Stated problem
Give back, word for word, only the lines from the opening of the records through the one with "1.6, 1.8, 2];". Pictures stay out.

********

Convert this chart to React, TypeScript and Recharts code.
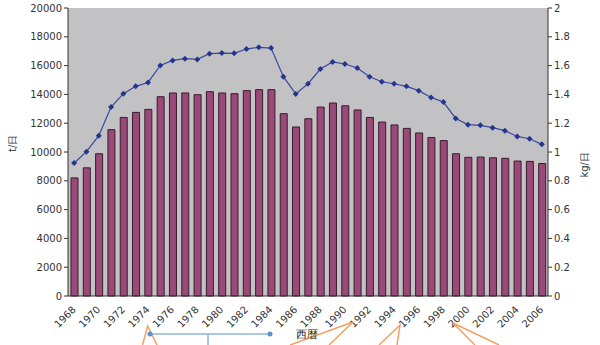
import React from 'react';
import {
  ComposedChart,
  Bar,
  Line,
  XAxis,
  YAxis,
  CartesianGrid,
} from 'recharts';

const years = [
  1968, 1969, 1970, 1971, 1972, 1973, 1974, 1975, 1976, 1977,
  1978, 1979, 1980, 1981, 1982, 1983, 1984, 1985, 1986, 1987,
  1988, 1989, 1990, 1991, 1992, 1993, 1994, 1995, 1996, 1997,
  1998, 1999, 2000, 2001, 2002, 2003, 2004, 2005, 2006,
];

// 総排出量 (t/日)
const totalTons = [
  8200, 8900, 9880, 11550, 12400, 12750, 12960, 13840, 14100, 14100,
  13980, 14190, 14100, 14050, 14260, 14330, 14330, 12660, 11740, 12310,
  13120, 13400, 13210, 12920, 12400, 12080, 11880, 11640, 11320, 11010,
  10790, 9880, 9630, 9650, 9600, 9560, 9370, 9350, 9200,
];

// 1人1日あたり (kg/日)
const perCapita = [
  0.924, 1.002, 1.113, 1.312, 1.405, 1.456, 1.483, 1.601, 1.636, 1.648,
  1.643, 1.683, 1.687, 1.685, 1.715, 1.727, 1.722, 1.523, 1.403, 1.474,
  1.576, 1.625, 1.611, 1.583, 1.523, 1.488, 1.474, 1.456, 1.426, 1.379,
  1.347, 1.233, 1.19, 1.185, 1.169, 1.148, 1.108, 1.092, 1.053,
];

const leftTicks = [0, 2000, 4000, 6000, 8000, 10000, 12000, 14000, 16000, 18000, 20000];
const rightTicks = [0, 0.2, 0.4, 0.6, 0.8, 1, 1.2, 1.4, 1.6, 1.8, 2];

const data = years.map((y, i) => ({
  year: String(y),
  tons: totalTons[i],
  kg: perCapita[i],
}));

const FONT = '"DejaVu Sans", Arial, sans-serif';
const tickStyle = { fontSize: 10, fill: '#333', fontFamily: FONT };

const Diamond = (props: any) => {
  const { cx, cy, index } = props;
  if (cx == null || cy == null) return null;
  const r = 3;
  return (
    <polygon
      key={`d-${index}`}
      points={`${cx},${cy - r} ${cx + r},${cy} ${cx},${cy + r} ${cx - r},${cy}`}
      fill="#25358f"
    />
  );
};

const XTick = (props: any) => {
  const { x, y, payload } = props;
  return (
    <g transform={`translate(${x - 2},${y + 2})`}>
      <text
        textAnchor="end"
        transform="rotate(-45)"
        dy={6}
        style={tickStyle}
      >
        {payload.value}
      </text>
    </g>
  );
};

export default function App() {
  return (
    <div style={{ position: 'absolute', left: 0, top: 0, width: 600, height: 345, background: '#fff' }}>
      <ComposedChart
        width={600}
        height={345}
        data={data}
        margin={{ top: 8, right: 0, bottom: 0, left: 0 }}
        barCategoryGap="42%"
      >
        <CartesianGrid fill="#c2c2c4" stroke="none" vertical={false} horizontal={false} />
        <XAxis
          dataKey="year"
          height={49}
          interval={1}
          tick={<XTick />}
          tickLine={false}
          axisLine={{ stroke: '#333' }}
        />
        <YAxis
          yAxisId="left"
          width={68}
          domain={[0, 20000]}
          ticks={leftTicks}
          tick={tickStyle}
          tickSize={4}
          tickLine={{ stroke: '#333' }}
          axisLine={{ stroke: '#333' }}
          label={{
            value: 't/日',
            angle: -90,
            position: 'insideLeft',
            offset: 12,
            style: { fontSize: 10, fill: '#333', fontFamily: FONT },
          }}
        />
        <YAxis
          yAxisId="right"
          orientation="right"
          width={52}
          domain={[0, 2]}
          ticks={rightTicks}
          tickFormatter={(v: number) => String(+v.toFixed(1))}
          tick={tickStyle}
          tickSize={4}
          tickLine={{ stroke: '#333' }}
          axisLine={{ stroke: '#333' }}
          label={{
            value: 'kg/日',
            angle: -90,
            position: 'insideRight',
            offset: 16,
            style: { fontSize: 10, fill: '#333', fontFamily: FONT },
          }}
        />
        <Bar
          yAxisId="left"
          dataKey="tons"
          fill="#9a4a78"
          stroke="#3a1a2c"
          strokeWidth={1}
          barSize={7}
          isAnimationActive={false}
        />
        <Line
          yAxisId="right"
          dataKey="kg"
          type="linear"
          stroke="#3b48a0"
          strokeWidth={1.2}
          dot={<Diamond />}
          activeDot={false}
          isAnimationActive={false}
        />
      </ComposedChart>
      {/* 下部の注記(切れている図の一部) */}
      <svg
        width={600}
        height={345}
        style={{ position: 'absolute', left: 0, top: 0, pointerEvents: 'none' }}
      >
        <g stroke="#f2a060" strokeWidth={1.5} fill="none">
          <polyline points="142.5,345 147.7,326 157,345" />
          <polyline points="290,345 353,322 329,345" />
          <polyline points="379,345 400,325 397,345" />
          <polyline points="475,345 453,323 499,345" />
        </g>
        <g stroke="#8fb4dc" strokeWidth={1.5}>
          <line x1={150} y1={334} x2={270} y2={334} />
          <line x1={208} y1={334} x2={208} y2={345} />
        </g>
        <circle cx={150} cy={334} r={2.5} fill="#5b8fcf" />
        <circle cx={270} cy={334} r={2.5} fill="#5b8fcf" />
        <text x={296} y={338} fontSize={11} fill="#222" fontFamily={FONT}>西暦</text>
      </svg>
    </div>
  );
}
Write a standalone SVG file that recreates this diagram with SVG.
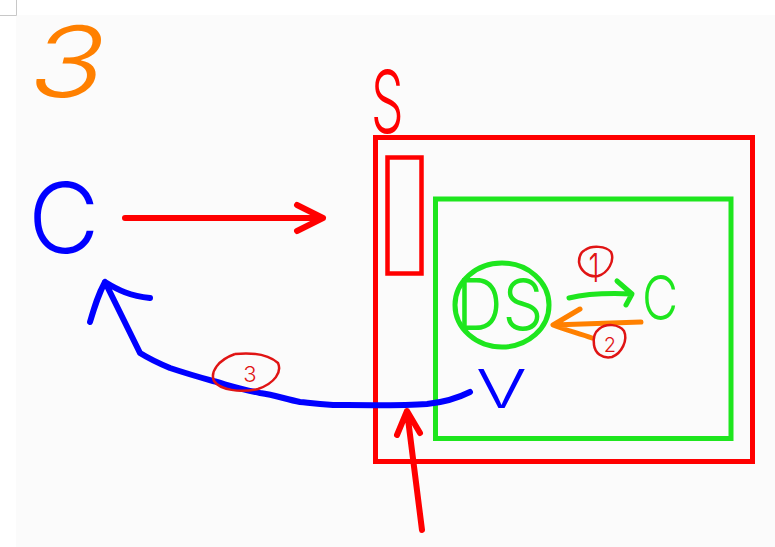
<svg xmlns="http://www.w3.org/2000/svg" width="775" height="547" viewBox="0 0 775 547">
<style>
.ln{fill:none;stroke-linecap:round;stroke-linejoin:round}
.red{stroke:#ff0000}
.blue{stroke:#0000ff}
.green{stroke:#1ee61e}
.orange{stroke:#ff8000}
.lab{fill:none;stroke:#e01414;stroke-width:2.5}
.t{font-family:Inter,"Liberation Sans",Arial,sans-serif;font-weight:300}
.hand{font-family:Inter,"Liberation Sans",Arial,sans-serif;font-weight:300}
</style>
<rect width="775" height="547" fill="#ffffff"/>
<rect x="16" y="15" width="759" height="532" fill="#fbfbfb"/>
<path d="M0 15.5H16.5V0" fill="none" stroke="#c8c8c8" stroke-width="1"/>

<g id="label-3">
<text class="hand" x="0" y="0" font-size="98" fill="#ff8000" transform="translate(24 97) skewX(-14) scale(1.25 1)">3</text>
</g>

<g id="label-S">
<text class="hand" x="0" y="0" font-size="86" fill="#ff0000" transform="translate(371 133) scale(0.6 1)">S</text>
</g>

<g id="node-C-client">
<text class="hand" x="0" y="0" font-size="98" fill="#0000ff" transform="translate(28 253)">C</text>
</g>

<g id="node-S-box">
<rect x="375.5" y="137.5" width="377" height="324" fill="none" stroke="#ff0000" stroke-width="5"/>
<rect x="387.5" y="157.5" width="34" height="116" fill="none" stroke="#ff0000" stroke-width="4.5"/>
</g>

<g id="node-green-box">
<rect x="435.5" y="199" width="295.5" height="239.5" fill="none" stroke="#1ee61e" stroke-width="5"/>
</g>

<g id="node-DS">
<ellipse cx="502" cy="305" rx="47" ry="42" fill="none" stroke="#1ee61e" stroke-width="5"/>
<text class="hand" x="0" y="0" font-size="72" fill="#1ee61e" transform="translate(456 330) scale(0.9 1)">DS</text>
</g>

<g id="node-C-inner">
<text class="hand" x="0" y="0" font-size="62" fill="#1ee61e" transform="translate(642 320) scale(0.8 1)">C</text>
</g>

<g id="node-V">
<text class="hand" x="0" y="0" font-size="54" fill="#0000ff" transform="translate(476 408) scale(1.4 1)">V</text>
</g>

<g id="connectors">
<path class="ln red" stroke-width="6" d="M125 218H323M297 205L323 218L297 231"/>
<path class="ln red" stroke-width="6" d="M422 530L407 411M397 435L407 411L420 433"/>
<path class="ln blue" stroke-width="6" d="M470 392C460 397 447 402 427 404C400 406 350 405 333 405C315 404 310 403 300 402C285 399 275 395 260 393C240 389 228 385 213 381C195 376 185 373 170 368C158 363 148 358 140 353L105 282M90 322C95 305 98 295 105 282C118 290 130 296 150 298"/>
<path class="ln green" stroke-width="5" d="M569 298C590 293 610 293 632 294M617 281L632 294L626 305"/>
<path class="ln orange" stroke-width="5" d="M641 322L553 325M580 309L553 325C565 330 578 333 592 338"/>
</g>

<g id="label-1">
<path class="lab" d="M585 250C592 245 606 246 611 252C615 261 608 273 598 276C588 278 580 270 579 262C579 256 581 252 585 250"/>
<text class="t" x="0" y="0" font-size="40" fill="#e01414" text-anchor="middle" transform="translate(594 282) scale(0.7 1)">1</text>
</g>

<g id="label-2">
<path class="lab" d="M599 329C606 323 619 324 624 331C628 340 622 353 612 357C602 359 595 353 594 345C593 338 595 332 599 329"/>
<text class="t" x="610" y="352" font-size="20" fill="#e01414" text-anchor="middle">2</text>
</g>

<g id="label-3-circled">
<path class="lab" d="M235 354C255 352 270 356 278 363C282 372 275 383 258 389C240 393 220 390 214 381C210 372 218 360 235 354"/>
<text class="t" x="250" y="382" font-size="22" fill="#e01414" text-anchor="middle">3</text>
</g>
</svg>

********

Solution for this problem
Convert this chart to React, TypeScript and Recharts code.
import React from 'react';
import {
  ComposedChart,
  Bar,
  Line,
  XAxis,
  YAxis,
  CartesianGrid,
} from 'recharts';

const years = [
  1968, 1969, 1970, 1971, 1972, 1973, 1974, 1975, 1976, 1977,
  1978, 1979, 1980, 1981, 1982, 1983, 1984, 1985, 1986, 1987,
  1988, 1989, 1990, 1991, 1992, 1993, 1994, 1995, 1996, 1997,
  1998, 1999, 2000, 2001, 2002, 2003, 2004, 2005, 2006,
];

// 総排出量 (t/日)
const totalTons = [
  8200, 8900, 9880, 11550, 12400, 12750, 12960, 13840, 14100, 14100,
  13980, 14190, 14100, 14050, 14260, 14330, 14330, 12660, 11740, 12310,
  13120, 13400, 13210, 12920, 12400, 12080, 11880, 11640, 11320, 11010,
  10790, 9880, 9630, 9650, 9600, 9560, 9370, 9350, 9200,
];

// 1人1日あたり (kg/日)
const perCapita = [
  0.924, 1.002, 1.113, 1.312, 1.405, 1.456, 1.483, 1.601, 1.636, 1.648,
  1.643, 1.683, 1.687, 1.685, 1.715, 1.727, 1.722, 1.523, 1.403, 1.474,
  1.576, 1.625, 1.611, 1.583, 1.523, 1.488, 1.474, 1.456, 1.426, 1.379,
  1.347, 1.233, 1.19, 1.185, 1.169, 1.148, 1.108, 1.092, 1.053,
];

const leftTicks = [0, 2000, 4000, 6000, 8000, 10000, 12000, 14000, 16000, 18000, 20000];
const rightTicks = [0, 0.2, 0.4, 0.6, 0.8, 1, 1.2, 1.4, 1.6, 1.8, 2];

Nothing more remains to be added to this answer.